The limit over UDP remains at 32K.  Also, make some of
the apparently arbitrary sizing constants clearer.

The biggest change here involves replacing NFSSVC_MAXBLKSIZE
by a function of the rqstp.  This allows it to be different
for different protocols (udp/tcp) and also allows it
to depend on the servers declared sv_bufsiz.

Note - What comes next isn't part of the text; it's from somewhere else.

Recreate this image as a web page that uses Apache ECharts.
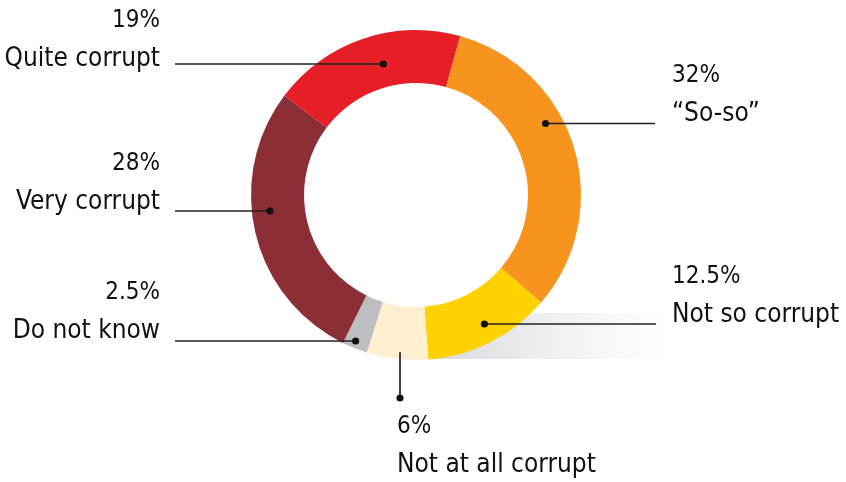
<!DOCTYPE html>
<html>
<head>
<meta charset="utf-8">
<title>Corruption perception</title>
<script src="https://cdn.jsdelivr.net/npm/echarts@6/dist/echarts.min.js"></script>
<style>
  html, body { margin: 0; padding: 0; background: #fff; }
  #main { width: 846px; height: 482px; }
</style>
</head>
<body>
<div id="main"></div>
<script>
// answers, clockwise from the top of the ring
var categories = ['\u201cSo-so\u201d', 'Not so corrupt', 'Not at all corrupt', 'Do not know', 'Very corrupt', 'Quite corrupt'];
var shares = [32, 12.5, 6, 2.5, 28, 19];
var shareLabels = ['32%', '12.5%', '6%', '2.5%', '28%', '19%'];
var colors = ['#f7941d', '#ffd200', '#ffefd0', '#bcbec0', '#8c2e36', '#e61e25'];

var cx = 416, cy = 195;
var FONT = '"DejaVu Sans Condensed", "Liberation Sans Narrow", sans-serif';

// where each label sits and how its leader runs
// side: l/r/b, tx/ty = text anchor, ly = leader y, r = dot radius, end = leader end
var labelPos = [
  { side: 'r', tx: 672, ty: 56,  ly: 123.5, r: 148, end: 655 },
  { side: 'r', tx: 672, ty: 257, ly: 324,   r: 146, end: 656 },
  { side: 'b', tx: 397, ty: 407, lx: 400,   r: 158, end: 398 },
  { side: 'l', tx: 160, ty: 273, ly: 341,   r: 158, end: 175 },
  { side: 'l', tx: 160, ty: 144, ly: 211,   r: 147, end: 175 },
  { side: 'l', tx: 160, ty: 1,   ly: 64,    r: 135, end: 175 }
];

function leader(i) {
  var p = labelPos[i];
  var a, b;
  if (p.side === 'b') {
    var dy = Math.sqrt(p.r * p.r - (p.lx - cx) * (p.lx - cx));
    a = [p.lx, cy + dy];
    b = [p.lx, p.end];
    return { pts: [a, b], dot: b };
  }
  var dx = Math.sqrt(p.r * p.r - (p.ly - cy) * (p.ly - cy));
  a = [p.side === 'r' ? cx + dx : cx - dx, p.ly];
  b = [p.end, p.ly];
  return { pts: [a, b], dot: a };
}

var data = [];
var marks = [];
for (var i = 0; i < categories.length; i++) {
  data.push({ name: categories[i], value: shares[i], itemStyle: { color: colors[i] } });
  var l = leader(i);
  marks.push({
    type: 'polyline',
    shape: { points: l.pts },
    style: { stroke: '#222', lineWidth: 1.7, fill: null },
    z: 100
  });
  marks.push({
    type: 'circle',
    shape: { cx: l.dot[0], cy: l.dot[1], r: 3.6 },
    style: { fill: '#111' },
    z: 101
  });
}

var myChart = echarts.init(document.getElementById('main'), null, { renderer: 'canvas' });

var option = {
  backgroundColor: '#fff',
  animation: false,
  graphic: [
    {
      type: 'rect',
      z: -10,
      shape: { x: 430, y: 313, width: 232, height: 46 },
      style: {
        fill: new echarts.graphic.LinearGradient(0, 0, 1, 0, [
          { offset: 0, color: '#d8d9db' },
          { offset: 0.5, color: '#eeefef' },
          { offset: 1, color: '#ffffff' }
        ])
      }
    }
  ].concat(marks),
  series: [
    {
      type: 'pie',
      silent: true,
      center: [cx, cy],
      radius: [112, 165],
      startAngle: 74.5,
      clockwise: true,
      avoidLabelOverlap: false,
      data: data,
      label: {
        show: true,
        position: 'outside',
        color: '#111',
        fontFamily: FONT,
        formatter: function (p) {
          return '{p|' + shareLabels[p.dataIndex] + '}\n{n|' + p.name + '}';
        },
        rich: {
          p: { fontFamily: FONT, fontSize: 24, lineHeight: 39, color: '#111' },
          n: { fontFamily: FONT, fontSize: 26, lineHeight: 39, color: '#111' }
        }
      },
      labelLine: { show: false },
      labelLayout: function (params) {
        var p = labelPos[params.dataIndex];
        return {
          x: p.tx,
          y: p.ty,
          align: p.side === 'l' ? 'right' : 'left',
          verticalAlign: 'top'
        };
      }
    }
  ]
};

myChart.setOption(option);
</script>
</body>
</html>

Note that we don't actually increase sv_bufsz for nfs yet.
That comes next.

From: Greg Banks <gnb@melbourne.sgi.com>
Signed-off-by: Greg Banks <gnb@melbourne.sgi.com>
Signed-off-by: Neil Brown <neilb@suse.de>

### Diffstat output
 ./fs/nfsd/nfs3proc.c              |   14 +++++++------
 ./fs/nfsd/nfs3xdr.c               |   13 +++++++-----
 ./fs/nfsd/nfs4xdr.c               |    6 ++---
 ./fs/nfsd/nfsproc.c               |    6 ++---
 ./fs/nfsd/nfsxdr.c                |   10 ++++-----
 ./include/linux/nfsd/const.h      |   15 +++++++++++++-
 ./include/linux/sunrpc/auth.h     |    3 --
 ./include/linux/sunrpc/msg_prot.h |   40 ++++++++++++++++++++++++++++++++++++++
 ./include/linux/sunrpc/svc.h      |   25 +++++++++++++++++++++--
 ./include/linux/sunrpc/xprt.h     |    8 -------
 ./net/sunrpc/svc.c                |   15 ++++++++++++++
 11 files changed, 120 insertions(+), 35 deletions(-)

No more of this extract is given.